When I first read about Mango Coulis in a Hawaiian recipe book, I thought it could easily be substituted with Hawaiian Papaya, but first I needed to find out what is coulis?
A coulis (pron: coo-lee') (French, from Old French couleis, from Vulgar Latin cōlāticus, from Latin cōlātus, past participle of cōlāre, to strain) is a form of thick sauce made from puréed and strained vegetables or fruits. A vegetable coulis is commonly used on meat and vegetable dishes, and it can also be used as a base for soups or other sauces. Fruit coulises are most often used on desserts. Raspberry coulis, for example, is especially popular with poached apples.

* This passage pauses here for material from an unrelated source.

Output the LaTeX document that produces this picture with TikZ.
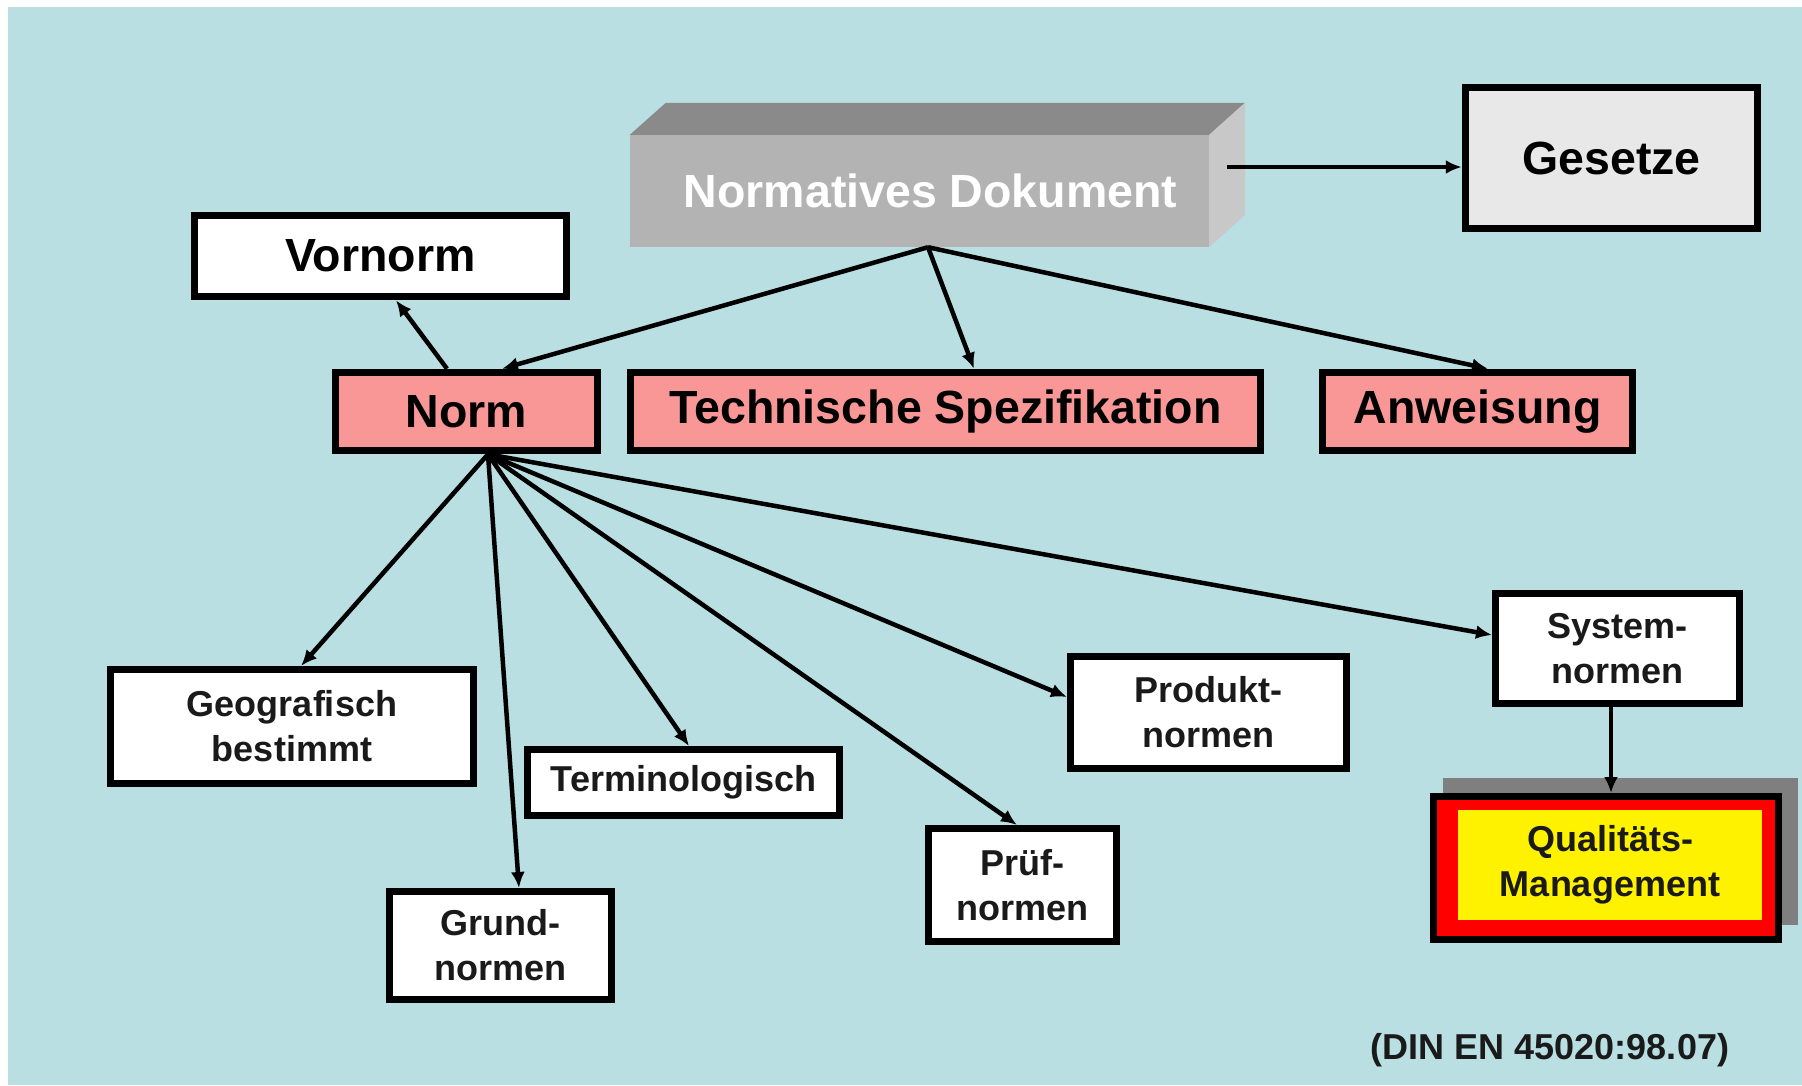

Hawaiian Papaya Fruit Coulis Recipe
1 flesh from ripe Hawaiian Papaya
1 tablespoon white vinegar
1 tablespoon sugar
1/4 cup finely chopped cilantro
Puree the Hawaiian Papaya in a food processor or blender. In a small saucepan, combine the papaya puree, white vinegar, and sugar. Cook for 5 minutes on medium heat stirring occasionally. Sir in the cilantro.
This Hawaiian Papaya Coulis goes great with any kind of fish dish, but try it with your other meat or vegetarian dishes also.